--- START OF Material for this task ---
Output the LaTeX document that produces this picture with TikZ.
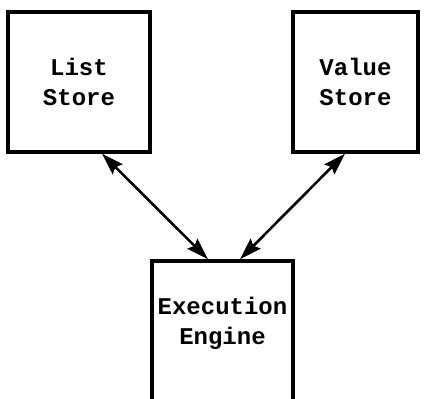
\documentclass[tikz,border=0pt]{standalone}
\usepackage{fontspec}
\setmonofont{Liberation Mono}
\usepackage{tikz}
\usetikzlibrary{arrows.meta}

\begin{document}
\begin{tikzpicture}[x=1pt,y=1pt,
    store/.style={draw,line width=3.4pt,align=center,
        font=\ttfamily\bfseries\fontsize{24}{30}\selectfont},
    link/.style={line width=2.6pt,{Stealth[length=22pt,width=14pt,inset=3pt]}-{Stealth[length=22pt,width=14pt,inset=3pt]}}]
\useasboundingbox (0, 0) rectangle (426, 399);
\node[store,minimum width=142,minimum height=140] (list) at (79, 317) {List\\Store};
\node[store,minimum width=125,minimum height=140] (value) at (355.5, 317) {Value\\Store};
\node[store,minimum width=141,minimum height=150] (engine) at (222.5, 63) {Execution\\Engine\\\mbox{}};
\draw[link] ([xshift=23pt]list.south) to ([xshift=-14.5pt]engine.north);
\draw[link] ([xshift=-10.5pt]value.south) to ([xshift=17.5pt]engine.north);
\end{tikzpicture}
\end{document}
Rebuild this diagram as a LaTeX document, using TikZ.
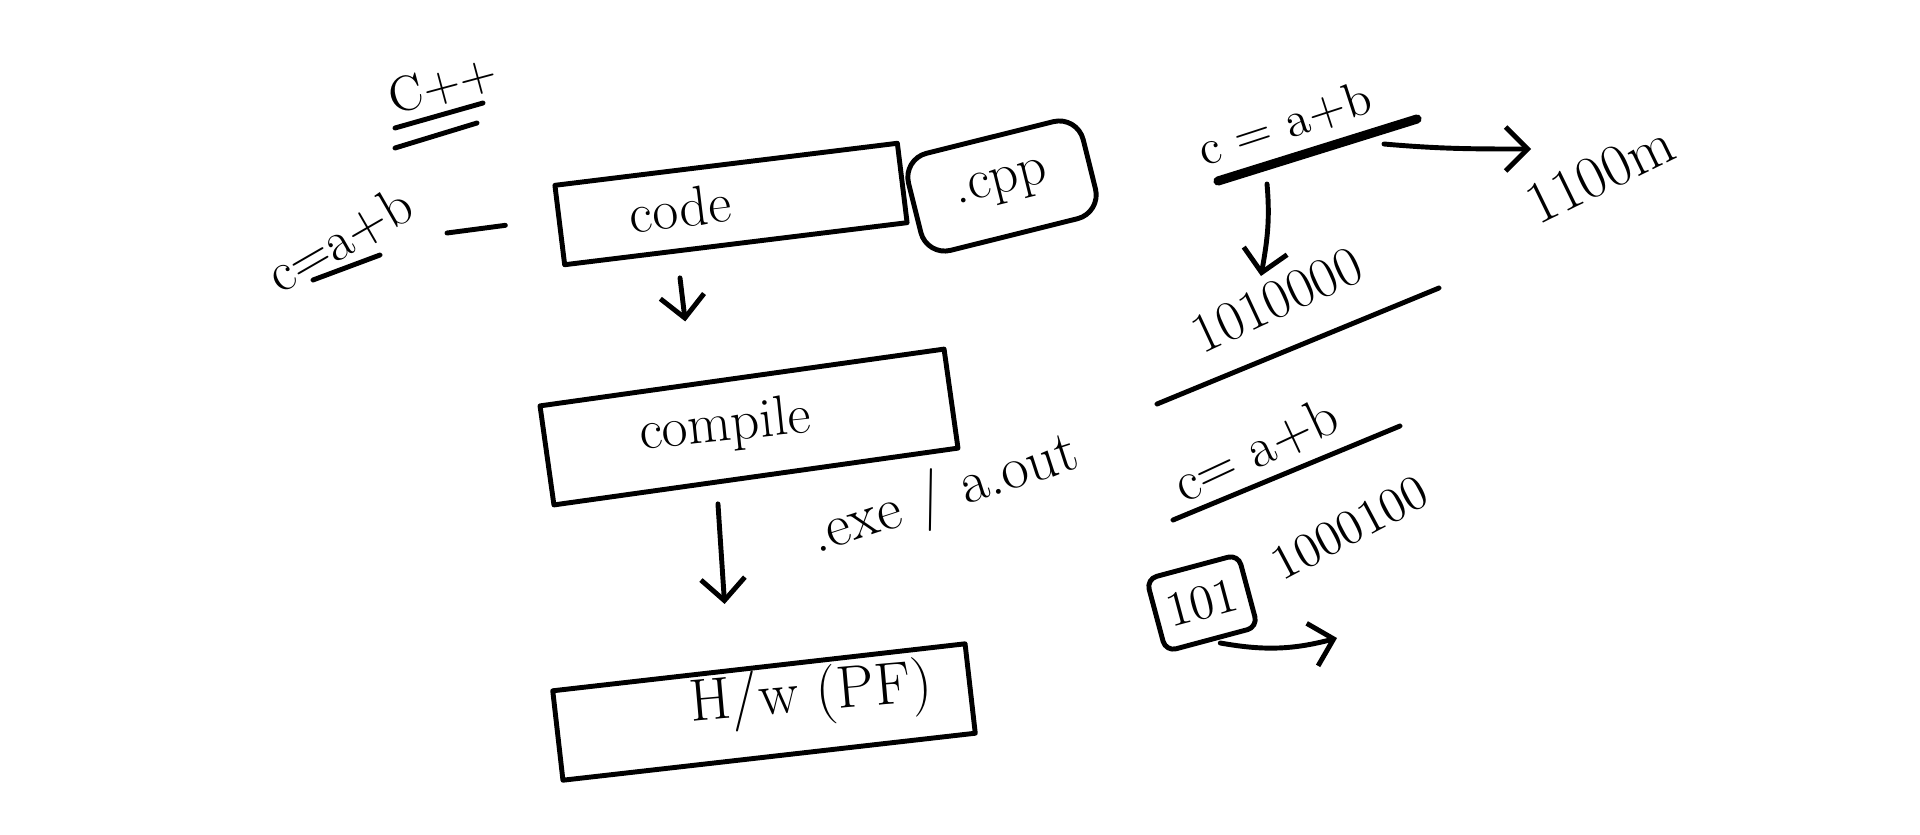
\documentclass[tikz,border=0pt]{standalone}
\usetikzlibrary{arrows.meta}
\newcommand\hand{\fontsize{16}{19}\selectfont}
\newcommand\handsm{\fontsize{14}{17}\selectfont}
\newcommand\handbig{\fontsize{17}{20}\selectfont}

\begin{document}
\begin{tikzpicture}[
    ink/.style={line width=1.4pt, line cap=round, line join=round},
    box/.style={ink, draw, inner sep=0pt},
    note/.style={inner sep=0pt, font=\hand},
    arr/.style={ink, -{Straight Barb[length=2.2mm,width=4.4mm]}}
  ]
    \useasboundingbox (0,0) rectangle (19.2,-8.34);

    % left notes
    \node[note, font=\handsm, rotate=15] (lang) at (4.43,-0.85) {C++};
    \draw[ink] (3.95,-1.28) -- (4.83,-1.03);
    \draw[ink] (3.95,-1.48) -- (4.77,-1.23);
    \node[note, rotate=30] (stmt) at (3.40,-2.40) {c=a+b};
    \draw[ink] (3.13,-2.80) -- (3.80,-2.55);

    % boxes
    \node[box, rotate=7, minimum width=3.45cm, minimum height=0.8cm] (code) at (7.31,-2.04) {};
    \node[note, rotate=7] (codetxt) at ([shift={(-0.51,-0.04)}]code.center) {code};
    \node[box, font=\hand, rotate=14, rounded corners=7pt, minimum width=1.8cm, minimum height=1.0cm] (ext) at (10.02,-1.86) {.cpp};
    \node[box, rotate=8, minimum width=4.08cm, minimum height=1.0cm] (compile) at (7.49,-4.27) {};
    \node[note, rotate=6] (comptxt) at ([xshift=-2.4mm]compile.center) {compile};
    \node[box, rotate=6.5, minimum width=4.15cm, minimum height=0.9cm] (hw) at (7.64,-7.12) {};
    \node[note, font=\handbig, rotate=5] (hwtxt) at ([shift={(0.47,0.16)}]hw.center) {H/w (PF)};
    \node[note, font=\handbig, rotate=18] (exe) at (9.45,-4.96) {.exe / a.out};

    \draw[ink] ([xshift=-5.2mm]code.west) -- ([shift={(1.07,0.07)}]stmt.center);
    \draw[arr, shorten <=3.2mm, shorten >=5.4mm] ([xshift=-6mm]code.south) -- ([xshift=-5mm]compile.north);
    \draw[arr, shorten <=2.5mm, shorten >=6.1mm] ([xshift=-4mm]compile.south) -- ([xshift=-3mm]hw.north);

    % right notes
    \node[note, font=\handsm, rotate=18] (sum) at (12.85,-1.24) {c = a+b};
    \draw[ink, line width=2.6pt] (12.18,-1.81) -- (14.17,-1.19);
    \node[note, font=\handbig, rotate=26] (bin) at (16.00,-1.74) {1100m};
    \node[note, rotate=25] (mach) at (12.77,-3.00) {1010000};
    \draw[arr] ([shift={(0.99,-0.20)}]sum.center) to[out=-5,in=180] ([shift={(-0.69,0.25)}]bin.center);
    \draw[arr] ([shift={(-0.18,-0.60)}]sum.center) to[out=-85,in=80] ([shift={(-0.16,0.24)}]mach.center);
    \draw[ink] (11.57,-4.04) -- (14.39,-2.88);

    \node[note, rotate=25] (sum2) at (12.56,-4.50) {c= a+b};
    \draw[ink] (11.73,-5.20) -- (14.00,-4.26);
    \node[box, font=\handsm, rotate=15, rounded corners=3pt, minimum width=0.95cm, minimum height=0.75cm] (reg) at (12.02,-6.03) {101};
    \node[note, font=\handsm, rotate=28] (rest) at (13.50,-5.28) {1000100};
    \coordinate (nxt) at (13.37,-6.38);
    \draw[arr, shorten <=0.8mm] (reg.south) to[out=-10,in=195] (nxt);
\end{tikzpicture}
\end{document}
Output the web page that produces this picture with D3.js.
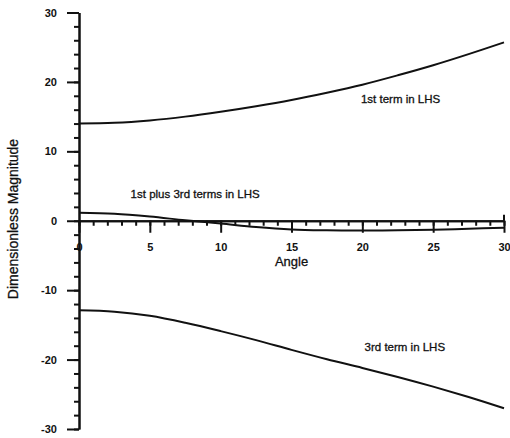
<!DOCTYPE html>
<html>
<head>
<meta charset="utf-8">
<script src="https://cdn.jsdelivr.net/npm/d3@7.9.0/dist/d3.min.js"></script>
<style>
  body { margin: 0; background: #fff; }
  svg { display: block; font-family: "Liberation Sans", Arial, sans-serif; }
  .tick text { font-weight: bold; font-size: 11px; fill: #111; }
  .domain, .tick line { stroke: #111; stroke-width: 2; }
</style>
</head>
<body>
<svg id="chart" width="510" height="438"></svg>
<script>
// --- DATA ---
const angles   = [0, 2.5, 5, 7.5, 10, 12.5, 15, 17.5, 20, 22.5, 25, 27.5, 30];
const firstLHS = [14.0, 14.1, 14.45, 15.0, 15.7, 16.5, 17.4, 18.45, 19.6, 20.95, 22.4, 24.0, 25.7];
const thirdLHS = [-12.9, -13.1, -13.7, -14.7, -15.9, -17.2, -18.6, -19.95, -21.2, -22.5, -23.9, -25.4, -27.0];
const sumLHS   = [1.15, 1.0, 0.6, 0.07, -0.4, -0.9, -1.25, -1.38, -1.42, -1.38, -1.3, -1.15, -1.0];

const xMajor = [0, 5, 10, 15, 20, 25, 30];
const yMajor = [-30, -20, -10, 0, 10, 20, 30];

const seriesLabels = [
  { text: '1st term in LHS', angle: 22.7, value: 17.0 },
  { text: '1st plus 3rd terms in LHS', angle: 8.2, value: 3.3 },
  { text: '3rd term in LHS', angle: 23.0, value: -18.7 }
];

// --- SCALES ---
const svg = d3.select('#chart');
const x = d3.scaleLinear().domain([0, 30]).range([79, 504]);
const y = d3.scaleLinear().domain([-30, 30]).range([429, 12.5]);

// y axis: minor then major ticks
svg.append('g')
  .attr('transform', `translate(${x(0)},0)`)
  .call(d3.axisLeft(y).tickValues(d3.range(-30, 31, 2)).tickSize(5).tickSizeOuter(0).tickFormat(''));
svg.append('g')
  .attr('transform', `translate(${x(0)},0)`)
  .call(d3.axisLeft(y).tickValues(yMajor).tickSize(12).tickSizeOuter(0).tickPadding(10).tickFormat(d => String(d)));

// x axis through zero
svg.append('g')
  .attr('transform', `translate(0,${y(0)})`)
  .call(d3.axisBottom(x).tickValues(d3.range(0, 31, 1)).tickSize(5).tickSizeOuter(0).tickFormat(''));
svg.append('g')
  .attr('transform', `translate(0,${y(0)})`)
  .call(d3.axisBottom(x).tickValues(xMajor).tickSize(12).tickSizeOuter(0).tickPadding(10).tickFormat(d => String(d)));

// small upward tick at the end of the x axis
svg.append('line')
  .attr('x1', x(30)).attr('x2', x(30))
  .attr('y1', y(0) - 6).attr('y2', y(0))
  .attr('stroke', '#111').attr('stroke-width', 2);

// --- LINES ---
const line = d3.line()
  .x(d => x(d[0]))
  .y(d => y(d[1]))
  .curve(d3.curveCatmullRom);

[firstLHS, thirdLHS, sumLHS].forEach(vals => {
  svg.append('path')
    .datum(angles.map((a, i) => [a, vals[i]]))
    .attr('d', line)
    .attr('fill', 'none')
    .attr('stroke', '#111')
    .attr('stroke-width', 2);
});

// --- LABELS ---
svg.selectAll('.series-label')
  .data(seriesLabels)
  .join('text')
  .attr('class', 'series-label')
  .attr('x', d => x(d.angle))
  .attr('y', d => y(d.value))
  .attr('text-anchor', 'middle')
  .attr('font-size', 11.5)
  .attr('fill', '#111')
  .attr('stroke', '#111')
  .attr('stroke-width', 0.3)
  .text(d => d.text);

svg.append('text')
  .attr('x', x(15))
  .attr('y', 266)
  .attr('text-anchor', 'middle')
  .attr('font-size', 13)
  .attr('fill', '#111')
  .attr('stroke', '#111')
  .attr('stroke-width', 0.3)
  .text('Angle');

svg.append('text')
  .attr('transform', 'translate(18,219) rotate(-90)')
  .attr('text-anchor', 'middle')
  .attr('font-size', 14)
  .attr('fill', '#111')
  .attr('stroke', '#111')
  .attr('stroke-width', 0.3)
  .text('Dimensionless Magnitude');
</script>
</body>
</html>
--- END OF Material for this task ---
What is required: Keep the images out of the copy. Repeat word for word only the lines from the one containing "Rebuild this diagram" through the one containing "(0,0) rectangle (19.2,-8.34);", both ends included.

Reply to the task:
Rebuild this diagram as a LaTeX document, using TikZ.
\documentclass[tikz,border=0pt]{standalone}
\usetikzlibrary{arrows.meta}
\newcommand\hand{\fontsize{16}{19}\selectfont}
\newcommand\handsm{\fontsize{14}{17}\selectfont}
\newcommand\handbig{\fontsize{17}{20}\selectfont}

\begin{document}
\begin{tikzpicture}[
    ink/.style={line width=1.4pt, line cap=round, line join=round},
    box/.style={ink, draw, inner sep=0pt},
    note/.style={inner sep=0pt, font=\hand},
    arr/.style={ink, -{Straight Barb[length=2.2mm,width=4.4mm]}}
  ]
    \useasboundingbox (0,0) rectangle (19.2,-8.34);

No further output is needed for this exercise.